In Belle Terre Ranch Inc. v. Wilson, 2015 DJDAR 506, the California Court of Appeal for the First Appellate District decided an agricultural trespass action involving an attorney fees claim.

The defendant purchased the Soda Rock Winery. He intended to repair a winery building on the property. A portion of the winery building was adjacent to the Belle Terre Ranch Inc. (Belle Terre) vineyard. In between the winery building and the vineyard was a path.

A dispute arose when the defendant’s use of the path allegedly damaged the plaintiff’s grape vines. The plaintiff filed a lawsuit to quite title and for trespass, contending that the path was actually on its property. Ultimately, the trial court found in favor of the plaintiff, awarding nominal damages of $1. The court did award the plaintiff, however, $116,920.00 in attorney fees pursuant to Code of Civil Procedure Section 1021.9.
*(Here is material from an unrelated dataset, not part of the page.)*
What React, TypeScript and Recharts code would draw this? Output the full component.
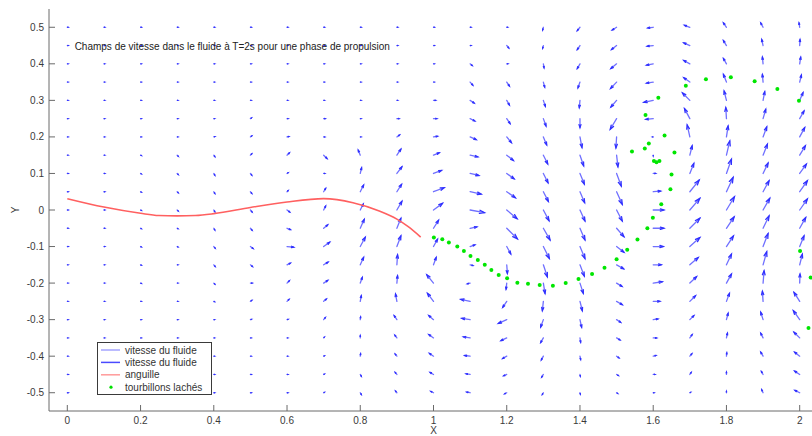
import React from 'react';
import { ComposedChart, Line, Scatter, XAxis, YAxis, ReferenceDot, Legend, Label } from 'recharts';

// Grid of the velocity field (quiver)
const X_GRID = [0, 0.1, 0.2, 0.3, 0.4, 0.5, 0.6, 0.7, 0.8, 0.9, 1.0, 1.1, 1.2, 1.3, 1.4, 1.5, 1.6, 1.7, 1.8, 1.9, 2.0];
const Y_GRID = [0.5, 0.45, 0.4, 0.35, 0.3, 0.25, 0.2, 0.15, 0.1, 0.05, 0, -0.05, -0.1, -0.15, -0.2, -0.25, -0.3, -0.35, -0.4, -0.45, -0.5];

// velocity [u, v] per column (x), rows from y=0.5 down to y=-0.5 (arbitrary units)
const C00 = Array.from({ length: 21 }, () => [2, 0]);
const C01 = Array.from({ length: 21 }, () => [2, 0]);
const C02 = [[2,0],[2,0],[2,0],[2,0],[2,0],[2,0],[2,0],[2,-1],[2,-1],[2,-1],[2,-1],[2,-1],[2,-1],[2,-1],[2,-1],[2,0],[2,0],[2,0],[2,0],[2,0],[2,0]];
const C03 = [[2,0],[2,0],[2,0],[2,0],[2,0],[2,0],[2,0],[3,-3],[3,-3],[3,-3],[3,-3],[2,-1],[2,-1],[2,0],[2,0],[2,0],[2,0],[2,0],[2,0],[2,0],[2,0]];
const C04 = [[2,0],[2,0],[2,0],[2,0],[2,0],[2,0],[3,1],[3,-4],[3,-5],[3,-5],[3,-5],[3,-5],[4,-5],[4,-5],[3,-3],[2,-1],[2,0],[2,0],[2,0],[2,0],[2,0]];
const C05 = [[2,0],[2,0],[2,0],[2,0],[2,0],[3,2],[4,3],[4,4],[4,-5],[4,-5],[5,-6],[5,-6],[8,-6],[6,-5],[5,0],[4,3],[3,1],[2,0],[2,0],[2,0],[2,0]];
const C06 = [[2,0],[2,0],[2,0],[2,0],[2,0],[3,0],[5,1],[7,7],[3,2],[3,3],[8,-6],[10,-4],[20,-2],[10,5],[7,7],[6,6],[3,1],[2,0],[2,0],[2,0],[2,0]];
const C07 = [[2,0],[2,0],[2,0],[2,0],[2,0],[4,0],[3,0],[10,-10],[3,0],[6,10],[6,12],[12,10],[18,13],[13,8],[12,8],[8,7],[5,6],[2,2],[2,1],[2,1],[2,1]];
const C08 = [[2,0],[2,0],[2,0],[2,0],[2,0],[2,0],[2,0],[-6,15],[4,17],[10,20],[9,18],[12,27],[15,28],[10,22],[6,17],[3,17],[1,8],[0,7],[1,7],[3,-5],[3,-5]];
const C09 = [[2,0],[2,0],[2,0],[2,0],[2,0],[6,0],[8,6],[12,18],[15,20],[14,22],[15,26],[12,30],[12,32],[2,30],[2,22],[-4,22],[-8,12],[-6,8],[-5,6],[-5,6],[-4,5]];
const C10 = [[2,0],[2,0],[2,0],[2,0],[6,0],[10,0],[12,2],[17,7],[24,9],[32,12],[27,20],[15,24],[12,22],[8,22],[-20,25],[-18,24],[-14,12],[-14,10],[-12,8],[-10,6],[-8,4]];
const C11 = [[2,0],[2,0],[6,-5],[8,-9],[12,-8],[14,-7],[18,-8],[23,-5],[26,-6],[33,-7],[43,-8],[20,4],[14,5],[8,-2],[-8,-2],[-28,6],[-25,4],[-20,3],[-16,2],[-12,2],[-10,2]];
const C12 = [[2,0],[6,-7],[3,0],[8,-12],[8,-14],[10,-15],[14,-17],[20,-16],[22,-16],[26,-18],[31,-26],[32,-32],[12,-22],[2,-26],[-2,-18],[-12,-18],[-25,-11],[-17,-8],[-12,-7],[-9,-4],[-6,-3]];
const C13 = [[-2,-8],[-2,-8],[2,-12],[4,-15],[6,-18],[8,-22],[10,-24],[13,-26],[14,-28],[15,-29],[17,-32],[20,-35],[18,-36],[12,-36],[5,-31],[-3,-28],[-8,-22],[-8,-14],[-6,-11],[-5,-8],[-3,-5]];
const C14 = [[-8,-10],[-8,-12],[-8,-14],[-6,-17],[-2,-22],[0,-27],[6,-32],[11,-32],[13,-32],[14,-33],[15,-33],[15,-35],[15,-36],[13,-34],[10,-31],[7,-28],[5,-23],[2,-13],[2,-10],[1,-5],[1,-4]];
const C15 = [[-13,-8],[-15,-12],[-17,-14],[-18,-19],[-17,-20],[-19,-32],[-2,-33],[4,-35],[14,-38],[17,-38],[17,-33],[22,-25],[22,-17],[21,-12],[16,-10],[17,-10],[12,-8],[10,-6],[7,-5],[5,-3],[3,-2]];
const C16 = [[-16,-2],[-18,-2],[-20,-4],[-20,-3],[-28,-6],[-22,-2],[-2,0],[0,-2],[7,0],[22,2],[32,0],[32,0],[30,0],[24,0],[27,4],[20,0],[14,2],[10,0],[8,2],[5,0],[2,0]];
const C17 = [[-16,6],[-18,8],[-18,10],[-18,13],[-22,22],[-16,30],[-8,36],[7,28],[12,30],[28,35],[30,35],[30,30],[30,27],[25,22],[20,19],[17,17],[12,12],[7,10],[6,7],[4,6],[2,1]];
const C18 = [[-9,13],[-9,15],[-9,16],[-9,23],[-7,28],[-2,33],[5,33],[10,43],[15,43],[20,43],[24,40],[23,34],[21,32],[15,32],[15,27],[9,24],[5,19],[3,14],[1,10],[0,7],[0,4]];
const C19 = [[-7,13],[-4,18],[-2,20],[-2,23],[5,26],[8,28],[11,30],[13,33],[15,31],[18,33],[20,35],[18,37],[15,39],[11,39],[3,37],[-2,30],[-7,22],[-7,14],[-7,12],[-5,9],[-4,9]];
const C20 = [[-2,13],[1,18],[3,20],[5,21],[10,23],[13,23],[15,28],[17,28],[20,28],[23,33],[23,33],[18,32],[13,32],[8,32],[1,27],[-17,27],[-19,27],[-17,17],[-15,12],[-15,10],[-14,7]];
const VEL_COLUMNS = [C00, C01, C02, C03, C04, C05, C06, C07, C08, C09, C10, C11, C12, C13, C14, C15, C16, C17, C18, C19, C20];

// quiver scaling (velocity units -> axis units) and MATLAB arrow-head parameters
const QUIVER_SCALE = 1 / 1100;
const HEAD_ALPHA = 0.33;
const HEAD_BETA = 0.33;

// eel body (anguille)
const EEL_X = [0, 0.1, 0.2, 0.25, 0.3, 0.35, 0.4, 0.5, 0.6, 0.7, 0.78, 0.85, 0.9, 0.93, 0.965];
const EEL_Y = [0.031, 0.008, -0.009, -0.015, -0.016, -0.015, -0.010, 0.007, 0.022, 0.031, 0.020, -0.002, -0.025, -0.045, -0.074];

// shed vortices (tourbillons lâchés)
const VORTEX_X = [1.001, 1.024, 1.042, 1.065, 1.083, 1.101, 1.121, 1.140, 1.158, 1.178, 1.201, 1.229, 1.258, 1.290, 1.326, 1.361, 1.396, 1.433, 1.467, 1.500, 1.529, 1.557, 1.584, 1.599, 1.622, 1.647, 1.650, 1.602, 1.609, 1.617, 1.631, 1.658, 1.588, 1.577, 1.542, 1.579, 1.614, 1.689, 1.744, 1.812, 1.877, 1.939, 1.998, 2.001, 2.030, 2.024];
const VORTEX_Y = [-0.075, -0.080, -0.089, -0.100, -0.112, -0.126, -0.137, -0.150, -0.164, -0.178, -0.187, -0.199, -0.202, -0.205, -0.207, -0.200, -0.189, -0.175, -0.158, -0.135, -0.109, -0.081, -0.050, -0.021, 0.016, 0.057, 0.097, 0.134, 0.131, 0.134, 0.204, 0.157, 0.182, 0.168, 0.160, 0.260, 0.307, 0.340, 0.358, 0.363, 0.352, 0.331, 0.299, -0.112, -0.185, -0.323];

const X_TICKS = [0, 0.2, 0.4, 0.6, 0.8, 1, 1.2, 1.4, 1.6, 1.8, 2];
const Y_TICKS = [-0.5, -0.4, -0.3, -0.2, -0.1, 0, 0.1, 0.2, 0.3, 0.4, 0.5];
const X_DOMAIN = [-0.05, 2.05];
const Y_DOMAIN = [-0.55, 0.55];

const TITLE = 'Champs de vitesse dans le fluide à T=2s pour une phase de propulsion';
const TITLE_POS = { x: 0.02, y: 0.447 };

const LEGEND_ITEMS = [
  { label: 'vitesse du fluide', color: '#a5a5ff', kind: 'line' },
  { label: 'vitesse du fluide', color: '#4a4aff', kind: 'line' },
  { label: 'anguille', color: '#ff9a9a', kind: 'line' },
  { label: 'tourbillons lachés', color: '#00e000', kind: 'dot' },
];

type Pt = { x: number; y: number | null };
const SHAFTS: Pt[] = [];
const HEADS: Pt[] = [];
X_GRID.forEach((x0, ci) => {
  Y_GRID.forEach((y0, ri) => {
    const [a, b] = VEL_COLUMNS[ci][ri];
    const u = a * QUIVER_SCALE;
    const v = b * QUIVER_SCALE;
    const tx = x0 + u;
    const ty = y0 + v;
    SHAFTS.push({ x: x0, y: y0 }, { x: tx, y: ty }, { x: tx, y: null });
    HEADS.push(
      { x: tx - HEAD_ALPHA * (u + HEAD_BETA * v), y: ty - HEAD_ALPHA * (v - HEAD_BETA * u) },
      { x: tx, y: ty },
      { x: tx - HEAD_ALPHA * (u - HEAD_BETA * v), y: ty - HEAD_ALPHA * (v + HEAD_BETA * u) },
      { x: tx, y: null },
    );
  });
});

const EEL = EEL_X.map((x, i) => ({ x, y: EEL_Y[i] }));
const VORTEX = VORTEX_X.map((x, i) => ({ x, y: VORTEX_Y[i] }));

const FONT = '"Liberation Sans", Arial, Helvetica, sans-serif';
const AXIS_COLOR = '#6a6a6a';
const TEXT_COLOR = '#3a3a3a';

const LegendBox = () => (
  <svg width={116} height={54} style={{ display: 'block' }}>
    <rect x={0.5} y={0.5} width={114} height={52} fill="#fff" stroke="#3a3a3a" strokeWidth={1} />
    {LEGEND_ITEMS.map((it, i) => {
      const cy = 8 + i * 12.4;
      return (
        <g key={i}>
          {it.kind === 'line' ? (
            <line x1={4} x2={23} y1={cy} y2={cy} stroke={it.color} strokeWidth={1.5} />
          ) : (
            <circle cx={14} cy={cy} r={1.6} fill={it.color} />
          )}
          <text x={28} y={cy} dominantBaseline="central" fontSize={10} fontFamily={FONT} fill="#333">
            {it.label}
          </text>
        </g>
      );
    })}
  </svg>
);

export default function App() {
  return (
    <div style={{ position: 'absolute', left: 0, top: 0, width: 812, height: 436, overflow: 'hidden', background: '#fff' }}>
      <ComposedChart width={818} height={436} margin={{ top: 9, right: 0, bottom: 0, left: 0 }} style={{ fontFamily: FONT }}>
        <XAxis
          xAxisId="b"
          dataKey="x"
          type="number"
          domain={X_DOMAIN}
          ticks={X_TICKS}
          allowDataOverflow
          height={25}
          stroke={AXIS_COLOR}
          tickSize={-6}
          tickMargin={12}
          tick={{ fill: TEXT_COLOR, fontSize: 10, fontFamily: FONT }}
        >
          <Label value="X" position="insideBottom" offset={2} fill={TEXT_COLOR} fontSize={10} fontFamily={FONT} />
        </XAxis>
        <XAxis
          xAxisId="t"
          orientation="top"
          type="number"
          domain={X_DOMAIN}
          ticks={X_TICKS}
          allowDataOverflow
          height={0}
          stroke={AXIS_COLOR}
          tickSize={-6}
          tick={false}
        />
        <YAxis
          yAxisId="l"
          type="number"
          domain={Y_DOMAIN}
          ticks={Y_TICKS}
          allowDataOverflow
          width={49}
          stroke={AXIS_COLOR}
          tickSize={-6}
          tickMargin={11}
          tick={{ fill: TEXT_COLOR, fontSize: 10, fontFamily: FONT }}
        >
          <Label
            content={(p: any) => {
              const vb = p.viewBox || { x: 0, y: 0, width: 49, height: 400 };
              const cx = vb.x + 15;
              const cy = vb.y + vb.height / 2;
              return (
                <text x={cx} y={cy} transform={`rotate(-90 ${cx} ${cy})`} textAnchor="middle" dominantBaseline="central" fontSize={10} fontFamily={FONT} fill={TEXT_COLOR}>
                  Y
                </text>
              );
            }}
          />
        </YAxis>
        <YAxis
          yAxisId="r"
          orientation="right"
          type="number"
          domain={Y_DOMAIN}
          ticks={Y_TICKS}
          allowDataOverflow
          width={0}
          stroke={AXIS_COLOR}
          tickSize={-6}
          tick={false}
        />
        <Line
          xAxisId="b"
          yAxisId="l"
          data={SHAFTS}
          dataKey="y"
          stroke="#7070ff"
          strokeWidth={1.3}
          strokeLinecap="round"
          dot={false}
          activeDot={false}
          connectNulls={false}
          isAnimationActive={false}
          legendType="none"
        />
        <Line
          xAxisId="b"
          yAxisId="l"
          data={HEADS}
          dataKey="y"
          stroke="#3030ff"
          strokeWidth={1.3}
          strokeLinecap="round"
          dot={false}
          activeDot={false}
          connectNulls={false}
          isAnimationActive={false}
          legendType="none"
        />
        <Line
          xAxisId="b"
          yAxisId="l"
          data={EEL}
          dataKey="y"
          type="monotone"
          stroke="#ff6060"
          strokeWidth={1.6}
          dot={false}
          activeDot={false}
          isAnimationActive={false}
          legendType="none"
        />
        <Scatter
          xAxisId="b"
          yAxisId="l"
          data={VORTEX}
          dataKey="y"
          isAnimationActive={false}
          legendType="none"
          shape={(p: any) => <circle cx={p.cx} cy={p.cy} r={2} fill="#00e600" />}
        />
        <ReferenceDot
          xAxisId="b"
          yAxisId="l"
          x={TITLE_POS.x}
          y={TITLE_POS.y}
          r={0}
          ifOverflow="visible"
          shape={(p: any) => (
            <text x={p.cx} y={p.cy} dominantBaseline="central" fontSize={10} fontFamily={FONT} fill="#222">
              {TITLE}
            </text>
          )}
        />
        <Legend
          layout="vertical"
          align="center"
          verticalAlign="middle"
          wrapperStyle={{ left: 97, top: 342, width: 116, height: 54 }}
          content={() => <LegendBox />}
        />
      </ComposedChart>
    </div>
  );
}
The defendant appealed, arguing that the plaintiff was not entitled to attorney fees, and the court of appeal agreed. The court noted that in an action to recover “damages to personal or real property” resulting from trespass onto agricultural land or a ranch, the prevailing plaintiff is entitled to attorney fees, under Section 1021.9. However, the statute requires some “actual injury” to the property. Because the plaintiff prevailed on the trespass claim, but was only awarded nominal damages, the court concluded that the plaintiff was not entitled to attorney fees under Section 1021.9.


                 In David S. Karton, A Law Corporation, v. Dougherty, 2014 DJDAR 15340, the California Court of Appeal for the Second Appellate District decided a case with a long, convoluted complex fact pattern under California Code of Civil Procedure Section 1717, the prevailing party statute, and Section 1032, which governs cost awards.

The defendant retained David S. Karton, A Law Corporation, to represent him in a marital dissolution case. The attorney expended significant time and resources on the matter but the client did not pay for the services rendered. Three years later, the attorney sued the client to recover $65,247.00 in unpaid fees, costs and interest. The defendant failed to appear and the trial court entered a default judgment against the former client. The attorney then sought to enforce the judgment as well as attorney fees incurred in the divorce case. After further complex proceedings, the attorney was granted relief which actually increased the principal judgment. The former client then appealed the judgment rendered by the trial court.

The appellate court reversed the attorney fees award on the basis that the original default judgment was void because the judgment exceeded the attorney’s original demand. On remand, the trial court granted the former client’s motion to vacate the default. The matter then proceeded to arbitration under Business and Professions Code Section 6201, the mandatory attorney fees arbitration statute. The arbitration panel concluded that the former client had already paid his debt to the law firm and, on that basis, no relief was appropriate for the attorney.

The attorney then moved the case back to state court where the trial judge ruled that the law firm was the “prevailing party” under the definition of Civil Code Section 1717 and awarded it more than $1 million in attorney fees. The former client appealed yet again.

The court of appeal reversed, noting that under Section 1717, in the event of litigation on a contract, the party prevailing on the contract has a right to recover attorney fees. The prevailing party is the person who received a “greater level of relief” in the action on the contract. The court noted that under Section 1717(b)(2), if a defendant fully tenders a contractual debt, deposits it with the court and proves that this was the full debt, the defendant is the prevailing party for attorney fee purposes. Because the law firm recovered no relief in the action on the contract, the defendant was the  prevailing party.